Anaheim, Calif. -- Pacific Sunwear of California Inc. reported Wednesday that losses widened in the third quarter to $17.6 million, from $7.1 million a year earlier. The decline was due in large part to charges associated with store closures.
In a move to improve its position, the teen retailer also announced plans to close up to 200 underperforming stores over the next 14 months and said that it secured two multimillion-dollar loans. PacSun received a $60 million loan from Golden Gate Capital for two board seats and the right to buy a 20% stake in the company. It has also secured a five-year, $100 million revolver from Wells Fargo to replace an existing line.
"The combination of these transactions greatly enhances our financial and operating position, and is another critical step forward as we work to re-establish PacSun as a leading specialty retailer across the U.S.," president and CEO Gary H. Schoenfeld said in a statement.

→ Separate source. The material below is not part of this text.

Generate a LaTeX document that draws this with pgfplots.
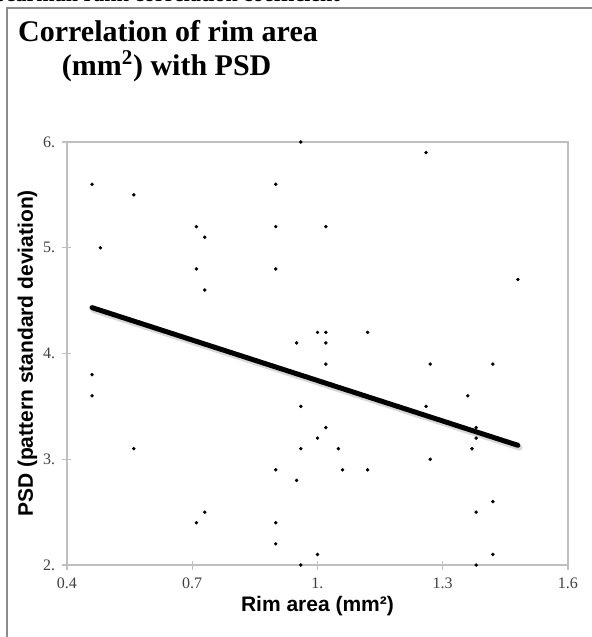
\documentclass[border=0pt]{standalone}
\usepackage{fontspec}
\setmainfont{Liberation Serif}
\setsansfont{Liberation Sans}
\usepackage{pgfplots}
\pgfplotsset{compat=1.18}
\definecolor{axisgray}{HTML}{BFBFBF}
\definecolor{framegray}{HTML}{8C8C8C}
\definecolor{ticktext}{HTML}{404040}

\begin{document}
\begin{tikzpicture}
% heading of the page above, only its lower part shows
\node[font=\bfseries\fontsize{16.5}{19}\selectfont, anchor=base east, inner sep=0pt] at (255pt,-1.2pt) {Spearman rank correlation coefficient};
\draw[framegray, line width=1.1pt] (5.25pt,-480pt) -- (5.25pt,-6pt) -- (446pt,-6pt);
% chart title
\node[font=\bfseries\fontsize{22.5}{27}\selectfont, anchor=base, inner sep=0pt] at (126pt,-31.3pt) {Correlation of rim area};
\node[font=\bfseries\fontsize{22.5}{27}\selectfont, anchor=base, inner sep=0pt] at (125pt,-56.25pt) {(mm\textsuperscript{2}) with PSD};

\begin{axis}[
    at={(50.25pt,-423.75pt)}, anchor=south west,
    width=375.75pt, height=317.25pt, scale only axis,
    xmin=0.4, xmax=1.6, ymin=2, ymax=6,
    xtick={0.4,0.7,1.0,1.3,1.6}, xticklabels={0.4,0.7,1.,1.3,1.6},
    ytick={2,3,4,5,6}, yticklabels={2.,3.,4.,5.,6.},
    axis line style={axisgray, line width=1.1pt},
    tick pos=left, tick align=center, major tick length=6.75pt,
    major tick style={axisgray, line width=1.1pt},
    tick label style={font=\fontsize{12}{14}\selectfont, text=ticktext},
    xticklabel style={yshift=-3pt},
    yticklabel style={xshift=-2pt},
    xlabel={Rim area (mm²)},
    ylabel={PSD (pattern standard deviation)},
    label style={font=\sffamily\bfseries\fontsize{15.75}{18}\selectfont},
    xlabel style={at={(axis description cs:0.5,0)}, anchor=base, yshift=-34.5pt},
    ylabel style={at={(axis description cs:-0.0679,0.5)}, anchor=base},
    clip=false,
]
\addplot[only marks, mark=*, mark size=1.1pt, black] table {
x y
0.46 5.6
0.46 3.8
0.46 3.6
0.48 5.0
0.56 5.5
0.56 3.1
0.71 5.2
0.71 4.8
0.71 2.4
0.73 5.1
0.73 4.6
0.73 2.5
0.90 5.6
0.90 5.2
0.90 4.8
0.90 2.9
0.90 2.4
0.90 2.2
0.96 6.0
0.95 4.1
0.96 3.5
0.96 3.1
0.95 2.8
0.96 2.0
1.00 4.2
1.00 3.2
1.00 2.1
1.02 5.2
1.02 4.2
1.02 4.1
1.02 3.9
1.02 3.3
1.05 3.1
1.06 2.9
1.12 4.2
1.12 2.9
1.26 5.9
1.27 3.9
1.26 3.5
1.27 3.0
1.36 3.6
1.37 3.1
1.38 3.3
1.38 3.2
1.38 2.5
1.38 2.0
1.42 3.9
1.42 2.6
1.42 2.1
1.48 4.7
};
% trend line with its soft shadow
\addplot[gray!60, opacity=0.5, line width=4.5pt, line cap=round, xshift=1.2pt, yshift=-1.8pt] coordinates {(0.46,4.434) (1.48,3.132)};
\addplot[black, line width=3.75pt, line cap=round] coordinates {(0.46,4.434) (1.48,3.132)};
\end{axis}
\pgfresetboundingbox
\useasboundingbox (0pt,0pt) rectangle (444pt,-477.75pt);
\end{tikzpicture}
\end{document}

The closures will allow PacSun to turn its full focus to the remaining 550 to 600 store locations. PacSun has agreed with landlords to buy out about 75 leases for a combined $13 million, and has negotiated short-term extensions for about 50. Leases for 115 stores are set to expire at the end of 2012.
Revenue declined in the period to $242 million from $257.9 million last year, beating Wall Street’s expected $233.2 million in sales. Same-store sales fell 3%.